§ Goal of the exercise
Transcribe all of the material below word for word and leave out its pictures.
※ ※ ※
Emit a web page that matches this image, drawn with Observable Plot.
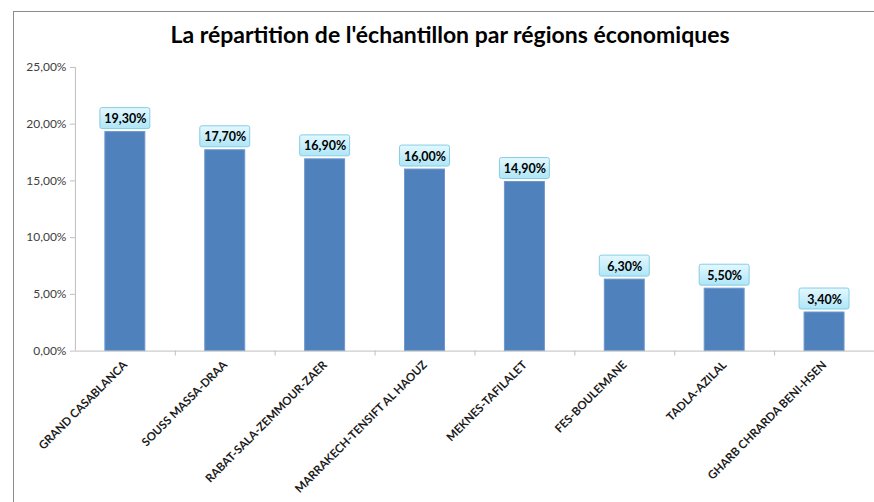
<!DOCTYPE html>
<html>
<head>
<meta charset="utf-8">
<script src="https://cdn.jsdelivr.net/npm/d3@7"></script>
<script src="https://cdn.jsdelivr.net/npm/@observablehq/plot@0.6"></script>
<style>
  html, body { margin: 0; padding: 0; background: #fff; overflow: hidden; }
  #wrap { position: relative; width: 874px; height: 502px; overflow: hidden; font-family: Lato, "Open Sans", sans-serif; }
  #frame { position: absolute; left: 13px; top: 11px; width: 900px; height: 600px; border-left: 1px solid #8c8c8c; border-top: 1px solid #8c8c8c; }
  #title { position: absolute; left: 0; width: 900px; top: 20px; text-align: center; font-weight: bold; font-size: 23px; color: #000; }
  #chart { position: absolute; left: 0; top: 0; }
</style>
</head>
<body>
<div id="wrap">
  <div id="frame"></div>
  <div id="title">La répartition de l'échantillon par régions économiques</div>
  <div id="chart"></div>
</div>
<script>
const regions = [
  "GRAND CASABLANCA",
  "SOUSS MASSA-DRAA",
  "RABAT-SALA-ZEMMOUR-ZAER",
  "MARRAKECH-TENSIFT AL HAOUZ",
  "MEKNES-TAFILALET",
  "FES-BOULEMANE",
  "TADLA-AZILAL",
  "GHARB CHRARDA BENI-HSEN"
];
const shares = [19.3, 17.7, 16.9, 16.0, 14.9, 6.3, 5.5, 3.4];
const yTicks = [0, 5, 10, 15, 20, 25];

const data = regions.map((r, i) => ({region: r, value: shares[i]}));
const fmt = v => v.toFixed(2).replace(".", ",") + "%";

const chart = Plot.plot({
  width: 875,
  height: 502,
  marginLeft: 75,
  marginRight: 0,
  marginTop: 67,
  marginBottom: 151,
  style: {fontFamily: "Lato, 'Open Sans', sans-serif", background: "transparent", overflow: "visible"},
  x: {domain: regions, paddingInner: 0.6, paddingOuter: 0.3, label: null},
  y: {domain: [0, 25], label: null},
  marks: [
    Plot.axisY({ticks: yTicks, tickFormat: fmt, tickSize: 5, tickPadding: 4, stroke: "#bfbfbf", fill: "#404040", fontSize: 12}),
    Plot.ruleX([0], {x: () => regions[0], dx: -50, stroke: "#bfbfbf"}),
    Plot.axisX({tickRotate: -45, tickSize: 0, tickPadding: 12, fontWeight: "bold", fontSize: 11.5, fill: "#1a1a1a"}),
    Plot.ruleX(regions, {x: d => d, dx: 50, y1: 0, y2: 0, insetTop: 0, insetBottom: -5, stroke: "#bfbfbf"}),
    Plot.barY(data, {x: "region", y: "value", fill: "#4f81bd", stroke: "#6d97cc", strokeWidth: 1}),
    Plot.ruleY([0], {stroke: "#bfbfbf"}),
    Plot.rect(data, {x: "region", y1: "value", y2: "value", insetTop: -24, insetBottom: 3, insetLeft: -5, insetRight: -5, fill: "url(#boxgrad)", stroke: "#86cde3", strokeWidth: 1, rx: 2, ariaLabel: "labelbox"}),
    Plot.text(data, {x: "region", y: "value", text: d => fmt(d.value), dy: -13, fontWeight: "bold", fontSize: 12.5, fill: "#000"})
  ]
});

d3.select(chart).insert("defs", ":first-child").html(
  '<linearGradient id="boxgrad" x1="0" y1="0" x2="0" y2="1">' +
  '<stop offset="0" stop-color="#e4f8ff"/><stop offset="1" stop-color="#aee6f7"/></linearGradient>' +
  '<filter id="sh" x="-20%" y="-20%" width="140%" height="160%"><feDropShadow dx="1" dy="1.5" stdDeviation="1" flood-color="#000" flood-opacity="0.3"/></filter>'
);
d3.select(chart).selectAll('g[aria-label="labelbox"] rect').attr("filter", "url(#sh)");

document.getElementById("chart").appendChild(chart);
</script>
</body>
</html>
※ ※ ※
§ Result for this task
Emit a web page that matches this image, drawn with Observable Plot.
<!DOCTYPE html>
<html>
<head>
<meta charset="utf-8">
<script src="https://cdn.jsdelivr.net/npm/d3@7"></script>
<script src="https://cdn.jsdelivr.net/npm/@observablehq/plot@0.6"></script>
<style>
  html, body { margin: 0; padding: 0; background: #fff; overflow: hidden; }
  #wrap { position: relative; width: 874px; height: 502px; overflow: hidden; font-family: Lato, "Open Sans", sans-serif; }
  #frame { position: absolute; left: 13px; top: 11px; width: 900px; height: 600px; border-left: 1px solid #8c8c8c; border-top: 1px solid #8c8c8c; }
  #title { position: absolute; left: 0; width: 900px; top: 20px; text-align: center; font-weight: bold; font-size: 23px; color: #000; }
  #chart { position: absolute; left: 0; top: 0; }
</style>
</head>
<body>
<div id="wrap">
  <div id="frame"></div>
  <div id="title">La répartition de l'échantillon par régions économiques</div>
  <div id="chart"></div>
</div>
<script>
const regions = [
  "GRAND CASABLANCA",
  "SOUSS MASSA-DRAA",
  "RABAT-SALA-ZEMMOUR-ZAER",
  "MARRAKECH-TENSIFT AL HAOUZ",
  "MEKNES-TAFILALET",
  "FES-BOULEMANE",
  "TADLA-AZILAL",
  "GHARB CHRARDA BENI-HSEN"
];
const shares = [19.3, 17.7, 16.9, 16.0, 14.9, 6.3, 5.5, 3.4];
const yTicks = [0, 5, 10, 15, 20, 25];

const data = regions.map((r, i) => ({region: r, value: shares[i]}));
const fmt = v => v.toFixed(2).replace(".", ",") + "%";

const chart = Plot.plot({
  width: 875,
  height: 502,
  marginLeft: 75,
  marginRight: 0,
  marginTop: 67,
  marginBottom: 151,
  style: {fontFamily: "Lato, 'Open Sans', sans-serif", background: "transparent", overflow: "visible"},
  x: {domain: regions, paddingInner: 0.6, paddingOuter: 0.3, label: null},
  y: {domain: [0, 25], label: null},
  marks: [
    Plot.axisY({ticks: yTicks, tickFormat: fmt, tickSize: 5, tickPadding: 4, stroke: "#bfbfbf", fill: "#404040", fontSize: 12}),
    Plot.ruleX([0], {x: () => regions[0], dx: -50, stroke: "#bfbfbf"}),
    Plot.axisX({tickRotate: -45, tickSize: 0, tickPadding: 12, fontWeight: "bold", fontSize: 11.5, fill: "#1a1a1a"}),
    Plot.ruleX(regions, {x: d => d, dx: 50, y1: 0, y2: 0, insetTop: 0, insetBottom: -5, stroke: "#bfbfbf"}),
    Plot.barY(data, {x: "region", y: "value", fill: "#4f81bd", stroke: "#6d97cc", strokeWidth: 1}),
    Plot.ruleY([0], {stroke: "#bfbfbf"}),
    Plot.rect(data, {x: "region", y1: "value", y2: "value", insetTop: -24, insetBottom: 3, insetLeft: -5, insetRight: -5, fill: "url(#boxgrad)", stroke: "#86cde3", strokeWidth: 1, rx: 2, ariaLabel: "labelbox"}),
    Plot.text(data, {x: "region", y: "value", text: d => fmt(d.value), dy: -13, fontWeight: "bold", fontSize: 12.5, fill: "#000"})
  ]
});

d3.select(chart).insert("defs", ":first-child").html(
  '<linearGradient id="boxgrad" x1="0" y1="0" x2="0" y2="1">' +
  '<stop offset="0" stop-color="#e4f8ff"/><stop offset="1" stop-color="#aee6f7"/></linearGradient>' +
  '<filter id="sh" x="-20%" y="-20%" width="140%" height="160%"><feDropShadow dx="1" dy="1.5" stdDeviation="1" flood-color="#000" flood-opacity="0.3"/></filter>'
);
d3.select(chart).selectAll('g[aria-label="labelbox"] rect').attr("filter", "url(#sh)");

document.getElementById("chart").appendChild(chart);
</script>
</body>
</html>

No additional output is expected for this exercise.